**WHAT YOU NEED TO DO:** In the listing below, find every line containing "this" and copy it out.

**SOURCE EXCERPT:**
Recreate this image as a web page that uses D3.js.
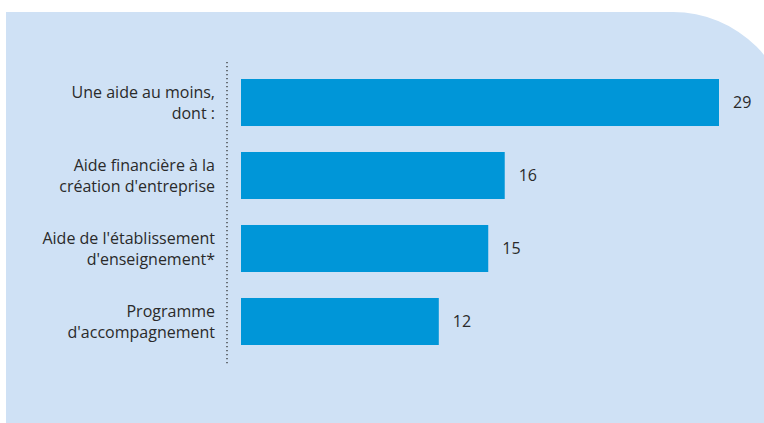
<!DOCTYPE html>
<html><head><meta charset="utf-8">
<script src="https://cdn.jsdelivr.net/npm/d3@7"></script>
<style>html,body{margin:0;padding:0;background:#fff;}svg{display:block;}</style>
</head><body>
<svg id="c" width="764" height="423"></svg>
<script>
const categories = [
  ["Une aide au moins,", "dont :"],
  ["Aide financière à la", "création d'entreprise"],
  ["Aide de l'établissement", "d'enseignement*"],
  ["Programme", "d'accompagnement"]
];
const values = [29, 16, 15, 12];

const svg = d3.select("#c");
const font = "'Open Sans', 'DejaVu Sans', sans-serif";

// background panel with rounded top-right corner
const px = 6, py = 12, pr = 791, pb = 440, r = 118;
svg.append("path")
  .attr("d", `M${px},${py} H${pr - r} A${r},${r} 0 0 1 ${pr},${py + r} V${pb} H${px} Z`)
  .attr("fill", "#cfe1f5");

const x = d3.scaleLinear().domain([0, 29]).range([241, 719]);
const y = d3.scaleBand().domain(d3.range(categories.length)).range([79, 345]).paddingInner(0.356).paddingOuter(0);

// dotted axis line
svg.append("line")
  .attr("x1", 227).attr("x2", 227).attr("y1", 62).attr("y2", 365)
  .attr("stroke", "#333").attr("stroke-width", 1.3).attr("stroke-dasharray", "1.3,2.7");

svg.selectAll("rect.bar").data(values).join("rect")
  .attr("class", "bar")
  .attr("x", x(0)).attr("y", (d, i) => y(i))
  .attr("width", d => x(d) - x(0)).attr("height", y.bandwidth())
  .attr("fill", "#0096d8");

svg.selectAll("text.val").data(values).join("text")
  .attr("class", "val")
  .attr("x", d => x(d) + 14).attr("y", (d, i) => y(i) + y.bandwidth() / 2)
  .attr("dy", "0.35em")
  .attr("font-family", font).attr("font-size", 16).attr("fill", "#2a2a2a")
  .text(d => d);

const lab = svg.selectAll("text.cat").data(categories).join("text")
  .attr("class", "cat")
  .attr("text-anchor", "end")
  .attr("font-family", font).attr("font-size", 16).attr("fill", "#2a2a2a");
lab.selectAll("tspan").data(d => d).join("tspan")
  .attr("x", 215)
  .attr("y", function(d, j) {
    const i = categories.indexOf(d3.select(this.parentNode).datum());
    return y(i) + y.bandwidth() / 2 - 10.5 + j * 21;
  })
  .attr("dy", "0.35em")
  .text(d => d);
</script>
</body></html>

**EXERCISE RESPONSE:**
Recreate this image as a web page that uses D3.js.
    const i = categories.indexOf(d3.select(this.parentNode).datum());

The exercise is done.